Exercise prompt
Begin at the first line of the data and copy each line through the one containing "const lineLabelOffsets = [36, 27, 35, 34, 22];", that line included, with no pictures.

+ + + + + + +

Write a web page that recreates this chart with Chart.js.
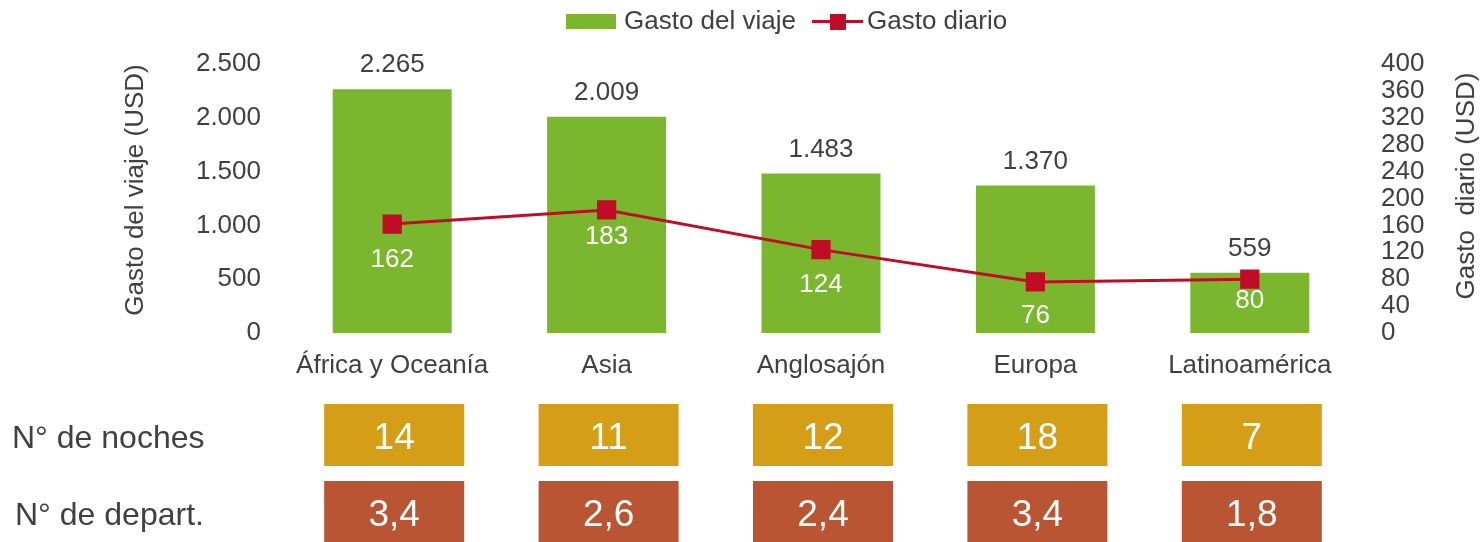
<!DOCTYPE html>
<html>
<head>
<meta charset="utf-8">
<script src="https://cdn.jsdelivr.net/npm/chart.js@4/dist/chart.umd.min.js"></script>
<style>
html,body{margin:0;padding:0;background:#fff;}
#wrap{width:1482px;height:542px;position:relative;}
</style>
</head>
<body>
<div id="wrap"><canvas id="c" width="1482" height="542"></canvas></div>
<script>
const categories = ['África y Oceanía', 'Asia', 'Anglosajón', 'Europa', 'Latinoamérica'];
const gastoViaje = [2265, 2009, 1483, 1370, 559];
const gastoDiario = [162, 183, 124, 76, 80];
const noches = [14, 11, 12, 18, 7];
const departamentos = [3.4, 2.6, 2.4, 3.4, 1.8];
const leftTicks = [0, 500, 1000, 1500, 2000, 2500];
const rightTicks = [0, 40, 80, 120, 160, 200, 240, 280, 320, 360, 400];

const TXT = '#404040';
const GREEN = '#7AB72F';
const RED = '#C00D25';
const GOLD = '#D49E17';
const RUST = '#B95533';
const FONT = 'Liberation Sans, Arial, sans-serif';
const FS = 26;

function fmtThousands(v){ return String(v).replace(/\B(?=(\d{3})+(?!\d))/g, '.'); }
function fmtDec(v){ return v.toFixed(1).replace('.', ','); }

const lineLabelOffsets = [36, 27, 35, 34, 22];

const overlay = {
  id: 'overlay',
  afterDatasetsDraw(chart){
    const ctx = chart.ctx;
    const x = chart.scales.x;
    ctx.save();
    ctx.textAlign = 'center';
    ctx.textBaseline = 'middle';
    ctx.font = FS + 'px ' + FONT;
    // bar value labels (dataset 1 = bars)
    const mBar = chart.getDatasetMeta(1);
    ctx.fillStyle = TXT;
    mBar.data.forEach((el, i) => {
      ctx.fillText(fmtThousands(gastoViaje[i]), el.x, el.y - 24);
    });
    // line value labels (dataset 0 = line)
    const mLine = chart.getDatasetMeta(0);
    ctx.fillStyle = '#FFFFFF';
    mLine.data.forEach((el, i) => {
      ctx.fillText(String(gastoDiario[i]), el.x, el.y + lineLabelOffsets[i]);
    });
    // axis titles (both read bottom-to-top)
    [['Gasto del viaje (USD)', 136, 190], ['Gasto  diario (USD)', 1467, 186]].forEach(t => {
      ctx.save();
      ctx.translate(t[1], t[2]);
      ctx.rotate(-Math.PI / 2);
      ctx.fillStyle = TXT;
      ctx.fillText(t[0], 0, 0);
      ctx.restore();
    });
    // table rows
    const catW = x.getPixelForValue(1) - x.getPixelForValue(0);
    const boxW = catW * 0.653;
    const rows = [
      {label: 'N° de noches', vals: noches.map(String), color: GOLD, top: 404, h: 62, lx: 12},
      {label: 'N° de depart.', vals: departamentos.map(fmtDec), color: RUST, top: 481, h: 62, lx: 15}
    ];
    rows.forEach(r => {
      ctx.font = '32px ' + FONT;
      ctx.fillStyle = TXT;
      ctx.textAlign = 'left';
      ctx.fillText(r.label, r.lx, r.top + r.h / 2 + 4);
      r.vals.forEach((v, i) => {
        const cx = x.getPixelForValue(i) + 2;
        ctx.fillStyle = r.color;
        ctx.fillRect(cx - boxW / 2, r.top, boxW, r.h);
        ctx.fillStyle = '#FFFFFF';
        ctx.font = '37px ' + FONT;
        ctx.textAlign = 'center';
        ctx.fillText(v, cx, r.top + r.h / 2 + 4);
      });
    });
    // legend
    ctx.textAlign = 'left';
    ctx.font = FS + 'px ' + FONT;
    ctx.fillStyle = GREEN;
    ctx.fillRect(566, 14, 50, 15);
    ctx.fillStyle = TXT;
    ctx.fillText('Gasto del viaje', 624, 22);
    ctx.strokeStyle = RED;
    ctx.lineWidth = 3;
    ctx.beginPath(); ctx.moveTo(812, 21.5); ctx.lineTo(863, 21.5); ctx.stroke();
    ctx.fillStyle = RED;
    ctx.fillRect(830, 14, 16, 16);
    ctx.fillStyle = TXT;
    ctx.fillText('Gasto diario', 867, 22);
    ctx.restore();
  }
};

new Chart(document.getElementById('c'), {
  type: 'bar',
  data: {
    labels: categories,
    datasets: [
      {
        type: 'line',
        label: 'Gasto diario',
        data: gastoDiario,
        yAxisID: 'y1',
        borderColor: RED,
        backgroundColor: RED,
        borderWidth: 3,
        pointStyle: 'rect',
        pointRadius: 11.5,
        pointHoverRadius: 11.5,
        order: 0
      },
      {
        type: 'bar',
        label: 'Gasto del viaje',
        data: gastoViaje,
        yAxisID: 'y',
        backgroundColor: GREEN,
        barPercentage: 0.555,
        categoryPercentage: 1,
        order: 1
      }
    ]
  },
  options: {
    responsive: false,
    animation: false,
    events: [],
    layout: {padding: {left: 0, top: 64, right: 0, bottom: 0}},
    plugins: {legend: {display: false}, tooltip: {enabled: false}},
    scales: {
      x: {
        grid: {display: false},
        border: {display: false},
        ticks: {color: TXT, font: {size: FS, family: FONT}, padding: 9, maxRotation: 0, autoSkip: false},
        afterFit(s){ s.height = 209; }
      },
      y: {
        position: 'left',
        min: 0, max: 2500,
        afterBuildTicks(s){ s.ticks = leftTicks.map(v => ({value: v})); },
        grid: {display: false},
        border: {display: false},
        ticks: {color: TXT, font: {size: FS, family: FONT}, padding: 16, callback: v => fmtThousands(v)},
        title: {display: false},
        afterFit(s){ s.width = 285; }
      },
      y1: {
        position: 'right',
        min: 0, max: 400,
        afterBuildTicks(s){ s.ticks = rightTicks.map(v => ({value: v})); },
        grid: {display: false},
        border: {display: false},
        ticks: {color: TXT, font: {size: FS, family: FONT}, padding: 16, autoSkip: false},
        title: {display: false},
        afterFit(s){ s.width = 1482 - 1357; }
      }
    }
  },
  plugins: [overlay]
});
</script>
</body>
</html>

+ + + + + + +

Answer
Write a web page that recreates this chart with Chart.js.
<!DOCTYPE html>
<html>
<head>
<meta charset="utf-8">
<script src="https://cdn.jsdelivr.net/npm/chart.js@4/dist/chart.umd.min.js"></script>
<style>
html,body{margin:0;padding:0;background:#fff;}
#wrap{width:1482px;height:542px;position:relative;}
</style>
</head>
<body>
<div id="wrap"><canvas id="c" width="1482" height="542"></canvas></div>
<script>
const categories = ['África y Oceanía', 'Asia', 'Anglosajón', 'Europa', 'Latinoamérica'];
const gastoViaje = [2265, 2009, 1483, 1370, 559];
const gastoDiario = [162, 183, 124, 76, 80];
const noches = [14, 11, 12, 18, 7];
const departamentos = [3.4, 2.6, 2.4, 3.4, 1.8];
const leftTicks = [0, 500, 1000, 1500, 2000, 2500];
const rightTicks = [0, 40, 80, 120, 160, 200, 240, 280, 320, 360, 400];

const TXT = '#404040';
const GREEN = '#7AB72F';
const RED = '#C00D25';
const GOLD = '#D49E17';
const RUST = '#B95533';
const FONT = 'Liberation Sans, Arial, sans-serif';
const FS = 26;

function fmtThousands(v){ return String(v).replace(/\B(?=(\d{3})+(?!\d))/g, '.'); }
function fmtDec(v){ return v.toFixed(1).replace('.', ','); }

const lineLabelOffsets = [36, 27, 35, 34, 22];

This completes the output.